2 Corinthians 11:23–29 CSB
Are they servants of Christ? I’m talking like a madman—I’m a better one: with far more labors, many more imprisonments, far worse beatings, many times near death. Five times I received the forty lashes minus one from the Jews. Three times I was beaten with rods. Once I received a stoning. Three times I was shipwrecked. I have spent a night and a day in the open sea. On frequent journeys, I faced dangers from rivers, dangers from robbers, dangers from my own people, dangers from Gentiles, dangers in the city, dangers in the wilderness, dangers at sea, and dangers among false brothers; toil and hardship, many sleepless nights, hunger and thirst, often without food, cold, and without clothing. Not to mention other things, there is the daily pressure on me: my concern for all the churches. Who is weak, and I am not weak? Who is made to stumble, and I do not burn with indignation?
Here’s crazy Paul again. He’s paraphrono, beside his mind. Servants of Christ they say? It’s foolishness to compare our war stories, but here we go.
Apparently the super apostles move from bragging about their bloodline to boasting about their street cred. Here’s what I’ve done for Jesus and for the Church! Here’s my bio, my curriculum vitae, my greatest hits.
I’ve been asked to speak at camps a few times in my life, and there’s this weird thing they always ask you to do. They ask for your bio. How long have you been a Christian? Did you go to seminary? Did you write any books? Did you have a position at a church? What kind of position? What kind of church? How big was the church? Did the church do anything great or grand?
In other words, what about you makes you worth listening to? What makes you the great hero of faith that I can glean from and get inspired by to do great things for God just like you?
We love heroes, and we love hero stories. We want our leaders to have hero type credentials—degrees earned, books written, baptisms performed, churches grown, godless empires toppled, courages acts of valor.
But does Jesus need you to be the hero?
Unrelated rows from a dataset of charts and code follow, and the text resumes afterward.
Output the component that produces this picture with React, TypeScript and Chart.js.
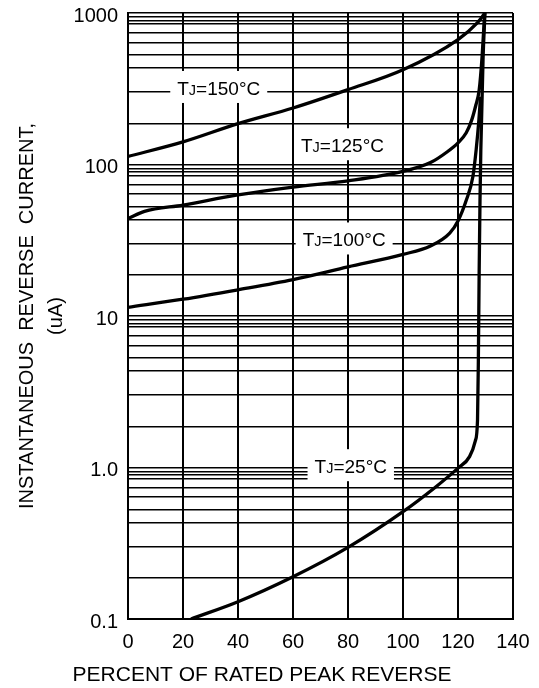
import React, { useEffect, useRef } from "react";
import { Chart, registerables } from "chart.js";

Chart.register(...registerables);

const FONT = "'Liberation Sans', Arial, Helvetica, sans-serif";

// Axis ticks
const xTicks = [0, 20, 40, 60, 80, 100, 120, 140];
const yDecades = [0.1, 1, 10, 100, 1000];
const yTickLabels = ["0.1", "1.0", "10", "100", "1000"];
// minor grid lines (fraction of each decade line) as drawn on the original paper
const yMinorFactors = [0.94, 0.89, 0.845, 0.74, 0.64, 0.53, 0.435, 0.3, 0.187];

// Curves: percent of rated peak reverse voltage vs reverse current (uA)
const seriesNames = ["TJ=150°C", "TJ=125°C", "TJ=100°C", "TJ=25°C"];

const tj150X = [0, 20, 40, 60, 80, 100, 120, 127, 129.8];
const tj150Y = [113, 141, 186, 236, 312, 422, 668, 860, 1000];

const tj125X = [0, 6, 20, 40, 60, 80, 100, 110, 116, 120, 123, 125, 126.5, 127.7, 128.8, 129.7];
const tj125Y = [44, 49, 54, 63, 71, 78, 90, 103, 121, 139, 162, 197, 247, 310, 530, 1000];

const tj100X = [0, 20, 40, 60, 80, 100, 110, 117, 120, 123, 125.4, 126.6, 127.6, 128.2];
const tj100Y = [11.4, 12.9, 14.9, 17.4, 21.1, 25.5, 29, 35.3, 42.4, 58, 83, 125, 197, 280];

const tj25X = [22.9, 40, 60, 80, 100, 112, 120, 124.2, 126.3, 127.1, 127.4, 127.7, 128.0, 128.3, 129.1, 129.8];
const tj25Y = [0.1, 0.13, 0.19, 0.297, 0.511, 0.747, 0.99, 1.18, 1.5, 2.06, 5, 20, 58, 125, 490, 1000];

// Curve label anchor (data coordinates)
const labelX = [33, 78, 78.6, 81];
const labelY = [320, 134, 32, 1.02];

const seriesX = [tj150X, tj125X, tj100X, tj25X];
const seriesY = [tj150Y, tj125Y, tj100Y, tj25Y];

const yGridValues: number[] = [];
yDecades.forEach((d) => {
  yGridValues.push(d);
  if (d > 0.1) yMinorFactors.forEach((f) => yGridValues.push(d * f));
});

const labelPlugin = {
  id: "curveLabels",
  beforeDatasetsDraw(chart: any) {
    const { ctx, scales } = chart;
    const x = scales.x;
    const y = scales.y;
    ctx.save();
    seriesNames.forEach((name, i) => {
      const cx = x.getPixelForValue(labelX[i]);
      const cy = y.getPixelForValue(labelY[i]);
      const parts = [
        { t: "T", s: 19 },
        { t: "J", s: 14.5 },
        { t: name.slice(2), s: 19 },
      ];
      let w = 0;
      parts.forEach((p) => {
        ctx.font = `${p.s}px ${FONT}`;
        w += ctx.measureText(p.t).width;
      });
      ctx.fillStyle = "#ffffff";
      ctx.fillRect(cx - w / 2 - 7, cy - 17, w + 14, 32);
      ctx.fillStyle = "#000000";
      ctx.textBaseline = "alphabetic";
      ctx.textAlign = "left";
      let px = cx - w / 2;
      const base = cy + 6.8;
      parts.forEach((p) => {
        ctx.font = `${p.s}px ${FONT}`;
        ctx.fillText(p.t, px, base);
        px += ctx.measureText(p.t).width;
      });
    });
    ctx.restore();
  },
};

export default function App() {
  const ref = useRef<HTMLCanvasElement | null>(null);

  useEffect(() => {
    if (!ref.current) return;
    Chart.defaults.font.family = FONT;
    const chart = new Chart(ref.current, {
      type: "line",
      data: {
        datasets: seriesNames.map((name, i) => ({
          label: name,
          data: seriesX[i].map((xv, j) => ({ x: xv, y: seriesY[i][j] })),
          borderColor: "#000000",
          borderWidth: 3.3,
          pointRadius: 0,
          fill: false,
          cubicInterpolationMode: "monotone" as const,
        })),
      },
      options: {
        animation: false,
        responsive: true,
        maintainAspectRatio: false,
        layout: { padding: { top: 13, right: 15, left: 0, bottom: 0 } },
        plugins: {
          legend: { display: false },
          tooltip: { enabled: false },
          title: {
            display: true,
            text: "PERCENT OF RATED PEAK REVERSE",
            position: "bottom",
            color: "#000000",
            font: { size: 21, family: FONT, weight: "normal", lineHeight: 1.2 },
            padding: { top: 4, bottom: 0 },
          },
        },
        scales: {
          x: {
            type: "linear",
            min: 0,
            max: 140,
            afterBuildTicks: (s: any) => {
              s.ticks = xTicks.map((v) => ({ value: v }));
            },
            afterFit: (s: any) => {
              s.height = 39.8;
              s.paddingRight = 26;
            },
            ticks: {
              autoSkip: false,
              maxRotation: 0,
              color: "#000000",
              padding: 11,
              font: { size: 20, family: FONT },
            },
            grid: { color: "#000000", lineWidth: 2, drawTicks: false },
            border: { color: "#000000", width: 2 },
          },
          y: {
            type: "logarithmic",
            min: 0.1,
            max: 1000,
            afterBuildTicks: (s: any) => {
              s.ticks = yGridValues.map((v) => ({ value: v }));
            },
            afterFit: (s: any) => {
              s.width = 128;
              s.paddingTop = 0;
              s.paddingBottom = 0;
            },
            ticks: {
              autoSkip: false,
              color: "#000000",
              padding: 10,
              labelOffset: 3,
              font: { size: 20, family: FONT },
              callback: (v: any) => {
                const k = yDecades.indexOf(Number(v));
                return k >= 0 ? yTickLabels[k] : "";
              },
            },
            grid: { color: "#000000", lineWidth: 1.5, drawTicks: false },
            border: { color: "#000000", width: 2 },
            title: {
              display: true,
              text: ["INSTANTANEOUS  REVERSE  CURRENT,", "(uA)"],
              color: "#000000",
              font: { size: 20, family: FONT, lineHeight: 1.45 },
              padding: { top: 12.5, bottom: 0 },
            },
          },
        },
      },
      plugins: [labelPlugin],
    } as any);
    return () => chart.destroy();
  }, []);

  return (
    <div style={{ position: "absolute", left: 0, top: 0, width: 539, height: 688 }}>
      <canvas ref={ref} />
    </div>
  );
}
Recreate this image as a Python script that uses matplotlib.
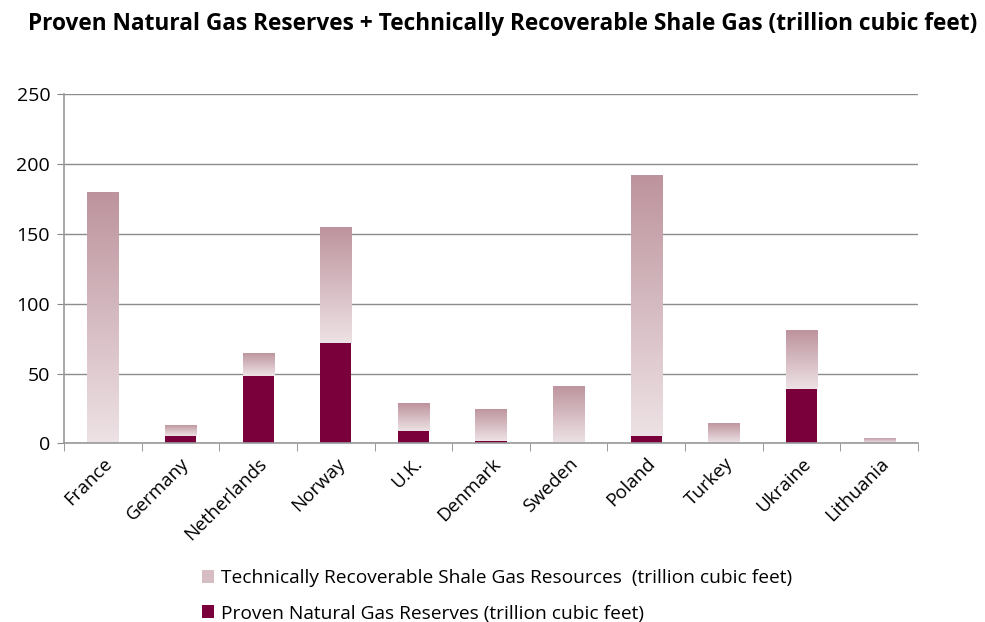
import numpy as np
import matplotlib.pyplot as plt
from matplotlib.colors import LinearSegmentedColormap
from matplotlib.patches import Patch

# data (trillion cubic feet)
countries = ['France', 'Germany', 'Netherlands', 'Norway', 'U.K.', 'Denmark',
             'Sweden', 'Poland', 'Turkey', 'Ukraine', 'Lithuania']
proven = [0, 5, 48, 72, 9, 2, 0, 5, 0, 39, 0]
shale = [180, 8, 17, 83, 20, 23, 41, 187, 15, 42, 4]

shale_label = 'Technically Recoverable Shale Gas Resources  (trillion cubic feet)'
proven_label = 'Proven Natural Gas Reserves (trillion cubic feet)'
title = 'Proven Natural Gas Reserves + Technically Recoverable Shale Gas (trillion cubic feet)'

dark = '#7a003b'
grad = LinearSegmentedColormap.from_list('g', ['#ede2e5', '#bd939d'])

plt.rcParams['font.family'] = ['Open Sans', 'DejaVu Sans']

fig = plt.figure(figsize=(9.85, 6.22), dpi=100)
ax = fig.add_axes([0.065, 0.287, 0.867, 0.562])

x = np.arange(len(countries))
w = 0.4
pb = ax.bar(x, proven, width=w, color=dark, zorder=3)
sb = ax.bar(x, shale, width=w, bottom=proven, color='none', zorder=3)

# vertical gradient inside each shale segment
g = np.linspace(0, 1, 256).reshape(-1, 1)
for rect in sb:
    h = rect.get_height()
    if h <= 0:
        continue
    x0, y0 = rect.get_x(), rect.get_y()
    im = ax.imshow(g, cmap=grad, origin='lower', aspect='auto',
                   extent=[x0, x0 + rect.get_width(), y0, y0 + h], zorder=3)
    im.set_clip_path(rect)
    rect.set_edgecolor('none')

ax.set_xlim(-0.5, len(countries) - 0.5)
ax.set_ylim(0, 250)
ax.set_yticks(range(0, 251, 50))
ax.set_xticks(x)
ax.set_xticklabels(countries, rotation=45, ha='right', rotation_mode='anchor', fontsize=13.5)
ax.set_xticks(np.arange(-0.5, len(countries), 1), minor=True)
ax.tick_params(axis='x', which='major', length=0, pad=8)
ax.tick_params(axis='x', which='minor', length=6, color='#888888', direction='out')
ax.tick_params(axis='y', length=5, color='#888888', labelsize=14, pad=5)
ax.grid(axis='y', color='#8c8c8c', linewidth=1, zorder=0)
for s in ['top', 'right']:
    ax.spines[s].set_visible(False)
for s in ['left', 'bottom']:
    ax.spines[s].set_color('#999999')
    ax.spines[s].set_linewidth(1.2)
ax.spines['bottom'].set_zorder(4)

fig.text(0.51, 0.962, title, ha='center', va='center', fontsize=16.3, fontweight='bold')

handles = [Patch(facecolor='#d6bcc3'), Patch(facecolor=dark)]
fig.legend(handles, [shale_label, proven_label], loc='upper left',
           bbox_to_anchor=(0.197, 0.097), frameon=False, fontsize=13.8,
           handlelength=0.65, handleheight=0.65, handletextpad=0.35, labelspacing=0.9,
           borderaxespad=0)

fig.savefig('out.png', dpi=100)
Is it a great testimony to the saving power of Jesus if strong, capable people make a name for themselves? Or is the power of God displayed when the weak, through Christ, are made strong?
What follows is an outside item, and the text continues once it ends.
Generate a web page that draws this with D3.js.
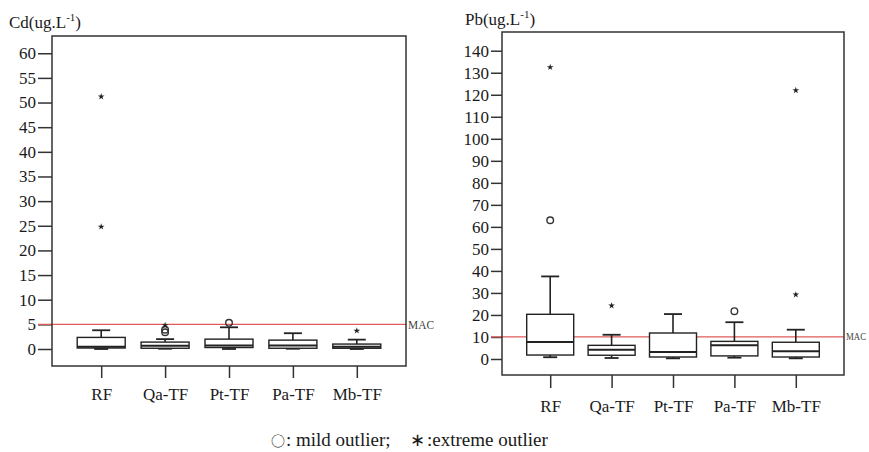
<!DOCTYPE html>
<html>
<head>
<meta charset="utf-8">
<script src="https://cdn.jsdelivr.net/npm/d3@7"></script>
<style>
    body { margin: 0; background: #ffffff; }
    svg text { font-family: "Liberation Serif", "Times New Roman", Tinos, "DejaVu Serif", serif; fill: #1a1a1a; }
</style>
</head>
<body>
<div id="chart"></div>
<script>
const groups = ["RF", "Qa-TF", "Pt-TF", "Pa-TF", "Mb-TF"]

// Cd (ug/L) box statistics, one value per group
const cdLow = [0, 0.05, 0, 0.05, 0]
const cdQ1 = [0.2, 0.15, 0.3, 0.15, 0.15]
const cdMedian = [0.45, 0.65, 0.7, 0.7, 0.45]
const cdQ3 = [2.35, 1.4, 2.0, 1.8, 1.0]
const cdHigh = [3.8, 2.0, 4.4, 3.2, 1.9]
const cdMild = [["Qa-TF", 3.4], ["Qa-TF", 3.9], ["Pt-TF", 5.3]]
const cdExtreme = [["RF", 51.2], ["RF", 24.8], ["Qa-TF", 4.8], ["Mb-TF", 3.7]]
const cdTicks = [0, 5, 10, 15, 20, 25, 30, 35, 40, 45, 50, 55, 60]
const cdMAC = 5

// Pb (ug/L)
const pbLow = [0.8, 0.45, 0.3, 0.6, 0.3]
const pbQ1 = [1.8, 1.7, 0.9, 1.4, 0.9]
const pbMedian = [7.7, 4.2, 3.2, 6.2, 3.5]
const pbQ3 = [20.3, 6.2, 11.8, 8.0, 7.6]
const pbHigh = [37.5, 11.0, 20.4, 16.7, 13.3]
const pbMild = [["RF", 63], ["Pa-TF", 21.7]]
const pbExtreme = [["RF", 132.5], ["Qa-TF", 24.2], ["Mb-TF", 29.2], ["Mb-TF", 122]]
const pbTicks = [0, 10, 20, 30, 40, 50, 60, 70, 80, 90, 100, 110, 120, 130, 140]
const pbMAC = 10

const svg = d3.select("#chart")
    .append("svg")
    .attr("width", 869)
    .attr("height", 452)

function drawPanel(p) {
    let x = d3.scalePoint()
        .domain(groups)
        .range([p.left, p.right])
        .padding(p.pad)

    let y = d3.scaleLinear()
        .domain(p.domain)
        .range([p.bottom, p.top])

    let g = svg.append("g")

    // y ticks
    let yAxis = g.append("g")
        .attr("transform", `translate(${p.left},0)`)
        .call(d3.axisLeft(y).tickValues(p.ticks).tickSize(p.tickLen).tickPadding(2))
    yAxis.select(".domain").remove()
    yAxis.selectAll("line").attr("stroke", "#333").attr("stroke-width", 1.5)
    yAxis.selectAll("text")
        .attr("font-size", "17px")
        .attr("fill", "#1a1a1a")

    // x ticks
    let xAxis = g.append("g")
        .attr("transform", `translate(0,${p.bottom})`)
        .call(d3.axisBottom(x).tickSize(p.xTickLen).tickPadding(p.xPad))
    xAxis.select(".domain").remove()
    xAxis.selectAll("line").attr("stroke", "#333").attr("stroke-width", 1.5)
    xAxis.selectAll("text")
        .attr("font-size", "17px")
        .attr("fill", "#1a1a1a")

    // MAC line
    g.append("line")
        .attr("x1", p.left - p.tickLen)
        .attr("x2", p.right)
        .attr("y1", y(p.mac))
        .attr("y2", y(p.mac))
        .attr("stroke", "#e05a5a")
        .attr("stroke-width", 1.3)
    g.append("text")
        .attr("x", p.right + 2)
        .attr("y", y(p.mac))
        .attr("dy", "0.35em")
        .attr("font-size", p.macSize)
        .attr("textLength", p.macLen)
        .attr("lengthAdjust", "spacingAndGlyphs")
        .style("fill", "#444")
        .text("MAC")

    let bw = p.boxWidth
    let rows = groups.map(function (d, i) {
        return { name: d, low: p.low[i], q1: p.q1[i], med: p.median[i], q3: p.q3[i], high: p.high[i] }
    })

    let box = g.selectAll(".bx")
        .data(rows)
        .enter().append("g")

    // whiskers
    box.append("line")
        .attr("x1", function (d) { return x(d.name) })
        .attr("x2", function (d) { return x(d.name) })
        .attr("y1", function (d) { return y(d.high) })
        .attr("y2", function (d) { return y(d.q3) })
        .attr("stroke", "#222").attr("stroke-width", 1.6)
    box.append("line")
        .attr("x1", function (d) { return x(d.name) })
        .attr("x2", function (d) { return x(d.name) })
        .attr("y1", function (d) { return y(d.low) })
        .attr("y2", function (d) { return y(d.q1) })
        .attr("stroke", "#222").attr("stroke-width", 1.6)
    box.append("line")
        .attr("x1", function (d) { return x(d.name) - 9 })
        .attr("x2", function (d) { return x(d.name) + 9 })
        .attr("y1", function (d) { return y(d.high) })
        .attr("y2", function (d) { return y(d.high) })
        .attr("stroke", "#222").attr("stroke-width", 1.8)
    box.append("line")
        .attr("x1", function (d) { return x(d.name) - 7 })
        .attr("x2", function (d) { return x(d.name) + 7 })
        .attr("y1", function (d) { return y(d.low) })
        .attr("y2", function (d) { return y(d.low) })
        .attr("stroke", "#222").attr("stroke-width", 1.8)

    box.append("rect")
        .attr("x", function (d) { return x(d.name) - bw / 2 })
        .attr("width", bw)
        .attr("y", function (d) { return y(d.q3) })
        .attr("height", function (d) { return y(d.q1) - y(d.q3) })
        .attr("fill", "#fff")
        .attr("stroke", "#222")
        .attr("stroke-width", 1.4)

    box.append("line")
        .attr("x1", function (d) { return x(d.name) - bw / 2 })
        .attr("x2", function (d) { return x(d.name) + bw / 2 })
        .attr("y1", function (d) { return y(d.med) })
        .attr("y2", function (d) { return y(d.med) })
        .attr("stroke", "#222").attr("stroke-width", 2)

    // outliers
    g.selectAll(".mild")
        .data(p.mild)
        .enter().append("circle")
        .attr("cx", function (d) { return x(d[0]) })
        .attr("cy", function (d) { return y(d[1]) })
        .attr("r", 3.3)
        .attr("fill", "none")
        .attr("stroke", "#333")
        .attr("stroke-width", 1.4)

    g.selectAll(".ext")
        .data(p.extreme)
        .enter().append("path")
        .attr("transform", function (d) { return `translate(${x(d[0])},${y(d[1])})` })
        .attr("d", d3.symbol().type(d3.symbolStar).size(14))
        .attr("fill", "#222")

    // frame
    g.append("rect")
        .attr("x", p.left)
        .attr("y", p.top)
        .attr("width", p.right - p.left)
        .attr("height", p.bottom - p.top)
        .attr("fill", "none")
        .attr("stroke", "#333")
        .attr("stroke-width", 1.5)

    // title
    let t = g.append("text")
        .attr("x", p.titleX)
        .attr("y", p.titleY)
        .attr("font-size", "17px")
    t.append("tspan").text(p.title)
    t.append("tspan").attr("font-size", "11px").attr("dy", "-7").text("-1")
    t.append("tspan").attr("dy", "7").text(")")
}

drawPanel({
    left: 52, right: 406, top: 36, bottom: 366, pad: 0.77,
    domain: [-3.45, 63.5], ticks: cdTicks, tickLen: 14, xTickLen: 12, xPad: 10,
    low: cdLow, q1: cdQ1, median: cdMedian, q3: cdQ3, high: cdHigh,
    mild: cdMild, extreme: cdExtreme, mac: cdMAC, boxWidth: 48, macLen: 26, macSize: "13px",
    title: "Cd(ug.L", titleX: 9, titleY: 28
})

drawPanel({
    left: 502, right: 844, top: 32, bottom: 375, pad: 0.785,
    domain: [-7.27, 148.5], ticks: pbTicks, tickLen: 11, xTickLen: 13, xPad: 12,
    low: pbLow, q1: pbQ1, median: pbMedian, q3: pbQ3, high: pbHigh,
    mild: pbMild, extreme: pbExtreme, mac: pbMAC, boxWidth: 47, macLen: 20, macSize: "10px",
    title: "Pb(ug.L", titleX: 465, titleY: 25
})

// legend line at the bottom
let legend = svg.append("text")
    .attr("y", 446)
    .attr("font-size", "19px")
legend.append("tspan").attr("x", 271).attr("font-size", "14px")
    .style("font-family", "'Noto Sans CJK SC', 'DejaVu Sans', sans-serif").text("\u25CB")
legend.append("tspan").attr("x", 286).text(": mild outlier;")
legend.append("tspan").attr("x", 410).attr("font-size", "18px")
    .style("font-family", "'DejaVu Sans', sans-serif").text("\u2217")
legend.append("tspan").attr("x", 427).text(":extreme outlier")
</script>
</body>
</html>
So Paul starts his list. And it is a doozy.
Flogged (5x)
Beaten (3x)
Stoned
Shipwrecked (3x)
Dangers from: rivers, robbers, Jews, Gentiles, wilderness, sea, Christian pretenders
Gone without sleep, without food, without warmth, without clothes
Constant concern for God’s people (this is a bigger stressor than you might think!), particularly those who are physically struggling and spiritually gullible.
I read this list, and I think of Jesus’ words in John’s gospel:
John 14:12 CSB
“Truly I tell you, the one who believes in me will also do the works that I do. And he will do even greater works than these, because I am going to the Father.
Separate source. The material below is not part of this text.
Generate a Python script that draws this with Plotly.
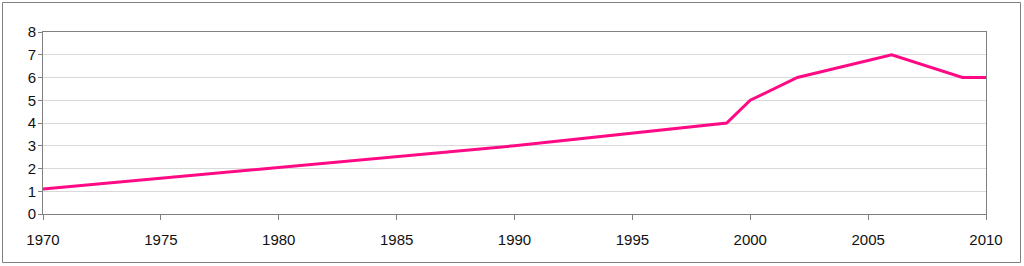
import plotly.graph_objects as go

years = [1970, 1980, 1990, 1999, 2000, 2002, 2006, 2009, 2010]
values = [1.1, 2.05, 3.0, 4.0, 5.0, 6.0, 7.0, 6.0, 6.0]
x_ticks = [1970, 1975, 1980, 1985, 1990, 1995, 2000, 2005, 2010]
y_ticks = [0, 1, 2, 3, 4, 5, 6, 7, 8]

L, R, T, B = 43, 38, 32, 52
W, H = 1024, 266
pw, ph = W - L - R, H - T - B

fig = go.Figure(go.Scatter(x=years, y=values, mode="lines",
                           line=dict(color="#FF0A84", width=3), hoverinfo="skip"))

fig.update_layout(
    width=W, height=H, margin=dict(l=L, r=R, t=T, b=B),
    paper_bgcolor="white", plot_bgcolor="white", showlegend=False,
    font=dict(family="Liberation Sans, Arial, sans-serif", size=15, color="#111111"),
    shapes=[dict(type="rect", xref="paper", yref="paper",
                 x0=(2.5 - L) / pw, x1=(W - 3.5 - L) / pw,
                 y0=-(H - 3.5 - (T + ph)) / ph, y1=1 + (T - 2.5) / ph,
                 line=dict(color="#808080", width=1))],
)
fig.update_xaxes(range=[1970, 2010], tickvals=x_ticks, ticktext=[str(t) for t in x_ticks],
                 showgrid=False, zeroline=False, showline=True, linecolor="#808080", linewidth=1,
                 mirror=True, ticks="outside", ticklen=5, tickcolor="#808080",
                 ticklabelstandoff=7)
fig.update_yaxes(range=[0, 8], tickvals=y_ticks, showgrid=True, gridcolor="#D9D9D9",
                 zeroline=False, showline=True, linecolor="#808080", linewidth=1,
                 mirror=True, ticks="outside", ticklen=4, tickcolor="#808080",
                 ticklabelstandoff=-1)

fig.write_html("out.html")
Paul’s list of “accomplishments” as a leader would stand out among the typical Jesus follower/church leader, and not in a good way. If I told you that some form of Paul’s experience is what you can expect when across the course of your life, I suppose you might walk right out the doors and go find a super apostle of your own, one that promises a bit more success and individual ease. And as a human, a conflict-avoidant, pain-avoidant human, I kind of wouldn’t blame you. But what if this humility filled, challenging, boundary crossing, self-sacrificial life is what the way of Jesus and the life of the church is all about?
We don’t need leaders and representatives of Jesus who are just here to pad their resumes. We need people who set aside their resumes and walk out the love of Jesus with everything they have.
Roatan: Kids, Old, Young, serving, sharing, loving.
I’m going to end with verse 30 here today. Paul’s going to keep #humblebragging, but he puts a little truth in the middle of it:
2 Corinthians 11:30 CSB
If boasting is necessary, I will boast about my weaknesses.

Conclusion

The point is not, be weak, don’t be strong. It’s make Jesus known. If you are weak to compare your weakness, if you are strong to compare your strength, the gospel is not proclaimed, and the world will not experience true life.